The Coral are British, from Merseyside. They were lumped in with the early guitar bands of the 2000s, but were quite different that, say, the New York band the Strokes, or even Liverpool scene mates the Zutons. The Coral were countrified psychedelia, part Byrds and part Blur. I’ve never been a big fan of the Strokes, but the Coral ended up being on of those bands I seemed to love despite everyone else telling me that I was insane. They never reached any semblance of success in the colonies. “Dreaming of You” was used on Scrubs. That was as good as it got.
The Coral’s 2002 self titled début was a Mercury Prize nominated, top ten selling bit of early 2000s brilliance. It caught my ear, though, not by my then favourite TV comedy. It was one of those weird random happenstance that occasionally throws you for a loop. I first heard them on a year-end Q disc, between the Hives, Badly Drawn Boy, and the Flaming Lips. The track was “Simon Diamond”, the Syd Barrett era Pink Floyd-esque sounding track with Kerouac influenced lyrics. A striking bit of drone pop, it lasts a mere 2:45, but it’s haunting children’s sing-song melody sticks with you.
The bands disparate influences came not just from music, but also film and literature. The video for “Goodbye”, which vaguely sounds like an incomplete Blue Oyster Cult song ( am I the only one who hears ” Don’t Fear The Reaper” here?), has a video inspired by the original Wicker Man film. It’s a great song matched with a visually memorable video.
“Skeleton Key” is more 60s inspired freak out music. Essentially a song about growing up near Liverpool and the influences of Syd Barrett and the equally complex and brilliant local band the Teardrop Explodes, it moves at a ferocious sonic clip.
Their début single, from a 2001 EP but included on the album, is “Shadows Fall”, a weird combination of surf guitars and moody Morricone organ sounds. It remains on of the most interesting début singles ever released. It’s certainly is catchy, just not in a “Baby One More Time” way.
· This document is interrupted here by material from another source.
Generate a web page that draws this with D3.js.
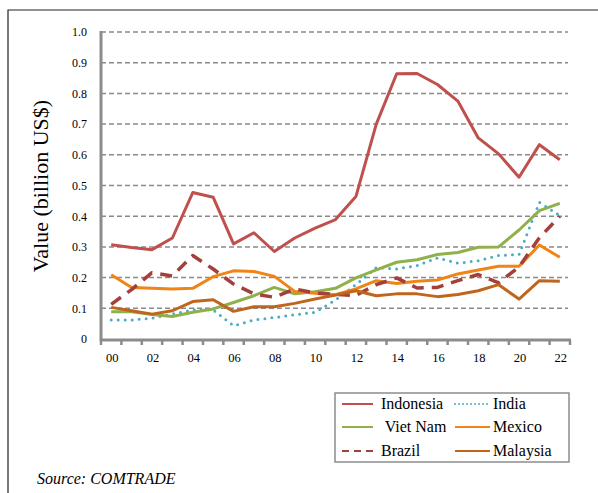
<!DOCTYPE html>
<html>
<head>
<meta charset="utf-8">
<script src="https://cdnjs.cloudflare.com/ajax/libs/d3/7.8.5/d3.min.js"></script>
<style>
  html, body { margin: 0; padding: 0; background: #fff; }
  svg { display: block; font-family: "Liberation Serif", "Times New Roman", serif; }
</style>
</head>
<body>
<div id="chart"></div>
<script>
// years on the category axis
const years = ['00','01','02','03','04','05','06','07','08','09','10','11','12','13','14','15','16','17','18','19','20','21','22'];
const yTicks = [0, 0.1, 0.2, 0.3, 0.4, 0.5, 0.6, 0.7, 0.8, 0.9, 1.0];

// values, billion US$
const indonesia = [0.307,0.298,0.291,0.329,0.477,0.462,0.310,0.346,0.285,0.329,0.361,0.389,0.464,0.700,0.864,0.865,0.829,0.775,0.655,0.603,0.527,0.633,0.584];
const india     = [0.062,0.062,0.068,0.081,0.095,0.095,0.043,0.062,0.070,0.079,0.087,0.127,0.177,0.233,0.228,0.239,0.264,0.247,0.255,0.272,0.275,0.445,0.402];
const vietnam   = [0.089,0.089,0.080,0.073,0.087,0.098,0.119,0.141,0.168,0.147,0.154,0.165,0.199,0.225,0.250,0.258,0.275,0.282,0.299,0.300,0.355,0.418,0.442];
const mexico    = [0.209,0.168,0.165,0.163,0.165,0.203,0.222,0.220,0.204,0.155,0.149,0.144,0.163,0.190,0.181,0.188,0.192,0.212,0.225,0.237,0.237,0.306,0.266];
const brazil    = [0.113,0.161,0.216,0.205,0.272,0.228,0.179,0.147,0.136,0.163,0.150,0.145,0.142,0.177,0.199,0.166,0.168,0.190,0.210,0.183,0.235,0.330,0.400];
const malaysia  = [0.103,0.092,0.081,0.092,0.122,0.128,0.090,0.105,0.105,0.116,0.130,0.143,0.157,0.141,0.147,0.147,0.138,0.145,0.157,0.177,0.130,0.190,0.188];

const series = [
  { name: 'Indonesia', values: indonesia, color: '#c0504d', dash: null, width: 3 },
  { name: 'India', values: india, color: '#4bacc6', dash: '0,7', width: 3, round: true },
  { name: ' Viet Nam', values: vietnam, color: '#8fb04a', dash: null, width: 3 },
  { name: 'Mexico', values: mexico, color: '#ee8516', dash: null, width: 3 },
  { name: 'Brazil', values: brazil, color: '#a3403b', dash: '12,8', width: 3.5 },
  { name: 'Malaysia', values: malaysia, color: '#c0651c', dash: null, width: 3 }
];

const W = 598, H = 493;
const plot = { left: 101, right: 570, top: 32, bottom: 339 };

const svg = d3.select('#chart').append('svg')
  .attr('width', W)
  .attr('height', H);

// outer frame (top and left edges visible)
svg.append('path')
  .attr('d', `M8,${H} L8,10 L${W},10`)
  .attr('fill', 'none')
  .attr('stroke', '#222')
  .attr('stroke-width', 1.2);

const x = d3.scaleBand().domain(years).range([plot.left, plot.right]).padding(0);
const y = d3.scaleLinear().domain([0, 1]).range([plot.bottom, plot.top]);

// dashed gridlines
svg.append('g')
  .selectAll('line')
  .data(yTicks.filter(d => d > 0))
  .join('line')
  .attr('x1', plot.left)
  .attr('x2', plot.right - 2)
  .attr('y1', d => y(d))
  .attr('y2', d => y(d))
  .attr('stroke', '#8a8a8a')
  .attr('stroke-width', 1.5)
  .attr('stroke-dasharray', '5,3');

// y axis
const yAxis = svg.append('g')
  .attr('transform', `translate(${plot.left},0)`)
  .call(d3.axisLeft(y).tickValues(yTicks).tickSize(0).tickPadding(14)
    .tickFormat(d => d === 0 ? '0' : d3.format('.1f')(d)));
yAxis.select('.domain').remove();
yAxis.selectAll('text')
  .attr('font-family', '"Liberation Serif", serif')
  .attr('font-size', 12)
  .attr('fill', '#000');
svg.append('line')
  .attr('x1', plot.left).attr('x2', plot.left)
  .attr('y1', plot.top - 1).attr('y2', plot.bottom + 2)
  .attr('stroke', '#8c8c8c').attr('stroke-width', 3);

// x axis: ticks at category boundaries, labels every other year
const bounds = years.map(d => x(d)).concat([plot.right]);
svg.append('line')
  .attr('x1', plot.left - 1).attr('x2', plot.right + 1)
  .attr('y1', plot.bottom + 1).attr('y2', plot.bottom + 1)
  .attr('stroke', '#8c8c8c').attr('stroke-width', 3);
svg.append('g')
  .selectAll('line')
  .data(bounds)
  .join('line')
  .attr('x1', d => d).attr('x2', d => d)
  .attr('y1', plot.bottom + 1).attr('y2', plot.bottom + 6)
  .attr('stroke', '#8c8c8c').attr('stroke-width', 2.5);
svg.append('g')
  .selectAll('text')
  .data(years.filter((d, i) => i % 2 === 0))
  .join('text')
  .attr('x', d => x(d) + x.bandwidth() / 2 + 1)
  .attr('y', plot.bottom + 23)
  .attr('text-anchor', 'middle')
  .attr('font-size', 12.5)
  .text(d => d);

// y axis title
svg.append('text')
  .attr('transform', `translate(48,186) rotate(-90)`)
  .attr('text-anchor', 'middle')
  .attr('font-size', 22)
  .text('Value (billion US$)');

// lines
const line = d3.line()
  .x((d, i) => x(years[i]) + x.bandwidth() / 2)
  .y(d => y(d));

svg.append('g')
  .selectAll('path')
  .data(series)
  .join('path')
  .attr('d', d => line(d.values))
  .attr('fill', 'none')
  .attr('stroke', d => d.color)
  .attr('stroke-width', d => d.width)
  .attr('stroke-linejoin', 'round')
  .attr('stroke-linecap', d => d.round ? 'round' : 'butt')
  .attr('stroke-dasharray', d => d.dash);

// legend
const lg = svg.append('g');
lg.append('rect')
  .attr('x', 335).attr('y', 393)
  .attr('width', 234).attr('height', 69)
  .attr('fill', '#fff')
  .attr('stroke', '#8c8c8c')
  .attr('stroke-width', 1.5);

const cols = [{ x0: 342, x1: 373, tx: 381 }, { x0: 455, x1: 490, tx: 493 }];
const rows = [404, 427, 451];
series.forEach((s, i) => {
  const c = cols[i % 2], r = rows[Math.floor(i / 2)];
  lg.append('line')
    .attr('x1', c.x0).attr('x2', c.x1)
    .attr('y1', r).attr('y2', r)
    .attr('stroke', s.color)
    .attr('stroke-width', s.dash === '12,8' ? 2 : 2)
    .attr('stroke-linecap', s.round ? 'round' : 'butt')
    .attr('stroke-dasharray', s.dash === '0,7' ? '0,4' : (s.dash ? '7,5' : null));
  lg.append('text')
    .attr('x', c.tx).attr('y', r + 5)
    .attr('font-size', 16)
    .attr('xml:space', 'preserve')
    .style('white-space', 'pre')
    .text(s.name);
});

// source note
svg.append('text')
  .attr('x', 37).attr('y', 484)
  .attr('font-size', 16)
  .attr('font-style', 'italic')
  .text('Source: COMTRADE');
</script>
</body>
</html>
Opener “Spanish Main” is more surf guitar layered over raucous Keith Moon drum noises, “I Remember When” is at first laconic and dreamlike before the chorus kicks it into snarling garage rock with snarky attitude to spare. “Waiting For The Heartaches” is clipped, almost bossa nova in its quieter moments, with a very ? and the Mysterians inspired organ line. “Wildfire” opens with a music box piano sound followed by a music hall tuba influenced beat, and is pretty bass driven. “Badman” is the closet they get to outright punk, and ” Calenders and Clocks” closes the album on a strong note, as if the Strawberry Alarm Clock had written something infinitely better than “Incense And Peppermints” and gave it to someone who gave it to the Skelly brothers at some point.
I have to admit, though, my favourite track from the album is the delightful, poppy, gorgeously harmonised “Dreaming of You”. It bounces along like the best Ronettes songs, and despite it’s somewhat downer lyrics about rejecting love while desiring it at the same time, it’s almost joyous in a celebration of sixties pop glory and harmony.
And that is the big thing I love about the Coral. They have gorgeous harmonies all through the record. Harmonies like these aren’t readily used anymore. Ultimately, they sound like the Beach Boys if Brian Wilson had decided to stop competing with John Lennon and Paul McCartney and take on Syd Barrett and Robert Fripp.